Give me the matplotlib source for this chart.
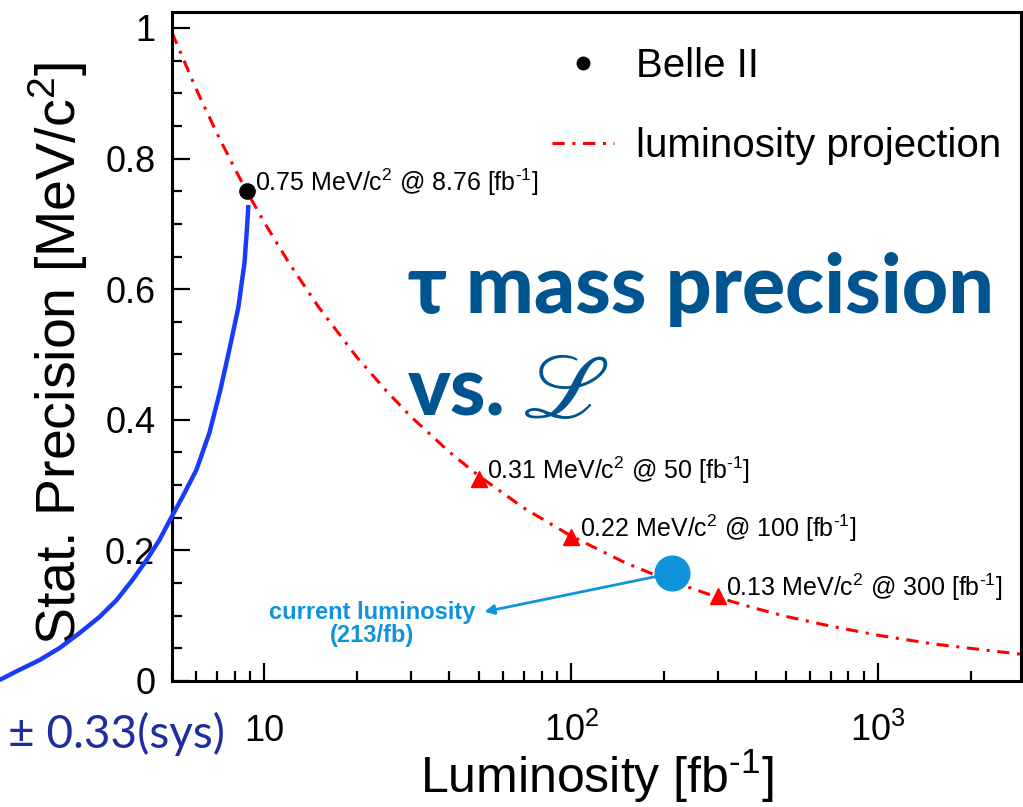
import matplotlib
matplotlib.use("Agg")
import matplotlib.pyplot as plt
from matplotlib.lines import Line2D
from matplotlib.ticker import MultipleLocator, FixedLocator, FixedFormatter, LogLocator, NullFormatter

plt.rcParams['font.family'] = ['Liberation Sans', 'DejaVu Sans']
plt.rcParams['mathtext.fontset'] = 'custom'
plt.rcParams['mathtext.rm'] = 'Liberation Sans'
plt.rcParams['mathtext.it'] = 'Liberation Sans:italic'
plt.rcParams['mathtext.bf'] = 'Liberation Sans:bold'

# measured point (Belle II)
belle_lumi = 8.76
belle_prec = 0.75

# projected statistical precision vs integrated luminosity
proj_lumi = [5, 6, 7, 8, 8.76, 10, 12, 15, 20, 25, 30, 40, 50, 70, 100,
             150, 200, 300, 400, 500, 700, 1000, 1500, 2000, 2920]
proj_prec = [0.993, 0.906, 0.839, 0.785, 0.750, 0.702, 0.641, 0.573, 0.496,
             0.444, 0.405, 0.351, 0.314, 0.265, 0.222, 0.181, 0.157, 0.128,
             0.111, 0.099, 0.084, 0.070, 0.057, 0.050, 0.041]

# milestones on the projection
target_lumi = [50, 100, 300]
target_prec = [0.31, 0.22, 0.13]

# where we are now
current_lumi = 213
current_prec = 0.165

# blue arc coming in from the left
arc_lumi = [1.37, 1.59, 1.85, 2.15, 2.50, 2.90, 3.30, 3.72, 4.13, 4.55,
            4.98, 5.41, 6.00, 6.62, 7.19, 7.75, 8.23, 8.61, 8.77, 8.87]
arc_prec = [0.0015, 0.017, 0.032, 0.0505, 0.0735, 0.098, 0.124, 0.155, 0.185,
            0.216, 0.251, 0.282, 0.323, 0.380, 0.446, 0.515, 0.573, 0.640,
            0.691, 0.729]

x_ticks = [10, 100, 1000]
x_ticklabels = ['10', r'10$^{2}$', r'10$^{3}$']

red = '#ff0000'
lightblue = '#0f94dc'
navy = '#00548f'
dashdot = (0, (4, 2.5, 1, 2.5))

fig = plt.figure(figsize=(10.23, 8.07), dpi=100)
ax = fig.add_axes([172/1023, 1-681/807, (1021-172)/1023, (681-12)/807])

ax.set_xscale('log')
ax.set_xlim(5, 2920)
ax.set_ylim(0, 1.0245)

ax.plot(proj_lumi, proj_prec, color=red, lw=2.2, ls=dashdot, zorder=2)
ax.plot(arc_lumi, arc_prec, color='#173cfa', lw=3.2, clip_on=False, zorder=3,
        solid_capstyle='butt', solid_joinstyle='round')
ax.plot(target_lumi, target_prec, ls='none', marker='^', ms=12, color=red, zorder=4)
ax.plot([belle_lumi], [belle_prec], ls='none', marker='o', ms=11, color='black', zorder=5)
ax.plot([current_lumi], [current_prec], ls='none', marker='o', ms=25,
        color=lightblue, zorder=6)

# value labels next to the points
for lumi, prec in zip([belle_lumi] + target_lumi, [belle_prec] + target_prec):
    ax.annotate(f'{prec:.2f} MeV/c$^{{2}}$ @ {lumi:g} [fb$^{{\\text{{-}}1}}$]',
                xy=(lumi, prec), xytext=(6, 0), textcoords='offset points',
                fontsize=18, va='baseline', ha='left', zorder=7)

# current luminosity callout
ax.annotate('', xy=(52.1, 0.106), xytext=(current_lumi, current_prec),
            arrowprops=dict(arrowstyle='-|>', color=lightblue, lw=2,
                            mutation_scale=14, shrinkA=0, shrinkB=0), zorder=5)
ax.text(22.5, 0.087, f'current luminosity\n({current_lumi}/fb)', color=lightblue,
        fontsize=17, fontweight='bold', ha='center', va='center',
        multialignment='center', linespacing=1.0)

# axes styling
for s in ax.spines.values():
    s.set_linewidth(2.2)
ax.yaxis.set_major_locator(MultipleLocator(0.2))
ax.yaxis.set_minor_locator(MultipleLocator(0.05))
ax.set_yticks([0, 0.2, 0.4, 0.6, 0.8, 1.0])
ax.set_yticklabels(['0', '0.2', '0.4', '0.6', '0.8', '1'])
ax.xaxis.set_major_locator(FixedLocator(x_ticks))
ax.xaxis.set_major_formatter(FixedFormatter(x_ticklabels))
ax.xaxis.set_minor_locator(LogLocator(base=10, subs=range(2, 10)))
ax.xaxis.set_minor_formatter(NullFormatter())
ax.tick_params(which='both', direction='in', top=False, right=False, width=1.6)
ax.tick_params(which='major', length=13)
ax.tick_params(which='minor', length=7)
ax.tick_params(axis='y', labelsize=26, pad=12)
ax.tick_params(axis='x', labelsize=26, pad=43)
for lbl in ax.get_xticklabels():
    lbl.set_verticalalignment('baseline')

ax.set_xlabel('Luminosity [fb$^{\\text{-}1}$]', fontsize=36)
ax.xaxis.set_label_coords(0.5, -0.100)
ax.set_ylabel('Stat. Precision [MeV/c$^{2}$]', fontsize=40)
ax.yaxis.set_label_coords(-0.097, 0.49)

legend_handles = [
    Line2D([], [], ls='none', marker='o', ms=9, color='black'),
    Line2D([], [], color=red, lw=2.2, ls=dashdot),
]
ax.legend(legend_handles, ['Belle II', 'luminosity projection'],
          loc='upper left', bbox_to_anchor=(0.447, 0.948), frameon=False,
          fontsize=29, handlelength=1.55, handletextpad=0.55,
          labelspacing=1.05, borderpad=0, borderaxespad=0)

# headline
fig.text(408/1023, 1-313/807, 'τ mass precision', fontsize=58,
         family=['Lato', 'DejaVu Sans'], fontweight='black', color=navy)
fig.text(408/1023, 1-416/807, 'vs.', fontsize=58,
         family=['Lato', 'DejaVu Sans'], fontweight='black', color=navy)
fig.text(522/1023, 1-418/807, 'ℒ', fontsize=66, family='STIXGeneral', color=navy)

fig.text(8/1023, 1-748/807, '± 0.33(sys)', fontsize=33,
         family=['Lato', 'DejaVu Sans'], color='#1f2e9c')

fig.savefig('out.png', dpi=100)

......

EXERCISE DIRECTIONS: Print each line of the material above exactly, with the pictures removed from your copy.

WRITTEN ANSWER:
Give me the matplotlib source for this chart.
import matplotlib
matplotlib.use("Agg")
import matplotlib.pyplot as plt
from matplotlib.lines import Line2D
from matplotlib.ticker import MultipleLocator, FixedLocator, FixedFormatter, LogLocator, NullFormatter

plt.rcParams['font.family'] = ['Liberation Sans', 'DejaVu Sans']
plt.rcParams['mathtext.fontset'] = 'custom'
plt.rcParams['mathtext.rm'] = 'Liberation Sans'
plt.rcParams['mathtext.it'] = 'Liberation Sans:italic'
plt.rcParams['mathtext.bf'] = 'Liberation Sans:bold'

# measured point (Belle II)
belle_lumi = 8.76
belle_prec = 0.75

# projected statistical precision vs integrated luminosity
proj_lumi = [5, 6, 7, 8, 8.76, 10, 12, 15, 20, 25, 30, 40, 50, 70, 100,
             150, 200, 300, 400, 500, 700, 1000, 1500, 2000, 2920]
proj_prec = [0.993, 0.906, 0.839, 0.785, 0.750, 0.702, 0.641, 0.573, 0.496,
             0.444, 0.405, 0.351, 0.314, 0.265, 0.222, 0.181, 0.157, 0.128,
             0.111, 0.099, 0.084, 0.070, 0.057, 0.050, 0.041]

# milestones on the projection
target_lumi = [50, 100, 300]
target_prec = [0.31, 0.22, 0.13]

# where we are now
current_lumi = 213
current_prec = 0.165

# blue arc coming in from the left
arc_lumi = [1.37, 1.59, 1.85, 2.15, 2.50, 2.90, 3.30, 3.72, 4.13, 4.55,
            4.98, 5.41, 6.00, 6.62, 7.19, 7.75, 8.23, 8.61, 8.77, 8.87]
arc_prec = [0.0015, 0.017, 0.032, 0.0505, 0.0735, 0.098, 0.124, 0.155, 0.185,
            0.216, 0.251, 0.282, 0.323, 0.380, 0.446, 0.515, 0.573, 0.640,
            0.691, 0.729]

x_ticks = [10, 100, 1000]
x_ticklabels = ['10', r'10$^{2}$', r'10$^{3}$']

red = '#ff0000'
lightblue = '#0f94dc'
navy = '#00548f'
dashdot = (0, (4, 2.5, 1, 2.5))

fig = plt.figure(figsize=(10.23, 8.07), dpi=100)
ax = fig.add_axes([172/1023, 1-681/807, (1021-172)/1023, (681-12)/807])

ax.set_xscale('log')
ax.set_xlim(5, 2920)
ax.set_ylim(0, 1.0245)

ax.plot(proj_lumi, proj_prec, color=red, lw=2.2, ls=dashdot, zorder=2)
ax.plot(arc_lumi, arc_prec, color='#173cfa', lw=3.2, clip_on=False, zorder=3,
        solid_capstyle='butt', solid_joinstyle='round')
ax.plot(target_lumi, target_prec, ls='none', marker='^', ms=12, color=red, zorder=4)
ax.plot([belle_lumi], [belle_prec], ls='none', marker='o', ms=11, color='black', zorder=5)
ax.plot([current_lumi], [current_prec], ls='none', marker='o', ms=25,
        color=lightblue, zorder=6)

# value labels next to the points
for lumi, prec in zip([belle_lumi] + target_lumi, [belle_prec] + target_prec):
    ax.annotate(f'{prec:.2f} MeV/c$^{{2}}$ @ {lumi:g} [fb$^{{\\text{{-}}1}}$]',
                xy=(lumi, prec), xytext=(6, 0), textcoords='offset points',
                fontsize=18, va='baseline', ha='left', zorder=7)

# current luminosity callout
ax.annotate('', xy=(52.1, 0.106), xytext=(current_lumi, current_prec),
            arrowprops=dict(arrowstyle='-|>', color=lightblue, lw=2,
                            mutation_scale=14, shrinkA=0, shrinkB=0), zorder=5)
ax.text(22.5, 0.087, f'current luminosity\n({current_lumi}/fb)', color=lightblue,
        fontsize=17, fontweight='bold', ha='center', va='center',
        multialignment='center', linespacing=1.0)

# axes styling
for s in ax.spines.values():
    s.set_linewidth(2.2)
ax.yaxis.set_major_locator(MultipleLocator(0.2))
ax.yaxis.set_minor_locator(MultipleLocator(0.05))
ax.set_yticks([0, 0.2, 0.4, 0.6, 0.8, 1.0])
ax.set_yticklabels(['0', '0.2', '0.4', '0.6', '0.8', '1'])
ax.xaxis.set_major_locator(FixedLocator(x_ticks))
ax.xaxis.set_major_formatter(FixedFormatter(x_ticklabels))
ax.xaxis.set_minor_locator(LogLocator(base=10, subs=range(2, 10)))
ax.xaxis.set_minor_formatter(NullFormatter())
ax.tick_params(which='both', direction='in', top=False, right=False, width=1.6)
ax.tick_params(which='major', length=13)
ax.tick_params(which='minor', length=7)
ax.tick_params(axis='y', labelsize=26, pad=12)
ax.tick_params(axis='x', labelsize=26, pad=43)
for lbl in ax.get_xticklabels():
    lbl.set_verticalalignment('baseline')

ax.set_xlabel('Luminosity [fb$^{\\text{-}1}$]', fontsize=36)
ax.xaxis.set_label_coords(0.5, -0.100)
ax.set_ylabel('Stat. Precision [MeV/c$^{2}$]', fontsize=40)
ax.yaxis.set_label_coords(-0.097, 0.49)

legend_handles = [
    Line2D([], [], ls='none', marker='o', ms=9, color='black'),
    Line2D([], [], color=red, lw=2.2, ls=dashdot),
]
ax.legend(legend_handles, ['Belle II', 'luminosity projection'],
          loc='upper left', bbox_to_anchor=(0.447, 0.948), frameon=False,
          fontsize=29, handlelength=1.55, handletextpad=0.55,
          labelspacing=1.05, borderpad=0, borderaxespad=0)

# headline
fig.text(408/1023, 1-313/807, 'τ mass precision', fontsize=58,
         family=['Lato', 'DejaVu Sans'], fontweight='black', color=navy)
fig.text(408/1023, 1-416/807, 'vs.', fontsize=58,
         family=['Lato', 'DejaVu Sans'], fontweight='black', color=navy)
fig.text(522/1023, 1-418/807, 'ℒ', fontsize=66, family='STIXGeneral', color=navy)

fig.text(8/1023, 1-748/807, '± 0.33(sys)', fontsize=33,
         family=['Lato', 'DejaVu Sans'], color='#1f2e9c')

fig.savefig('out.png', dpi=100)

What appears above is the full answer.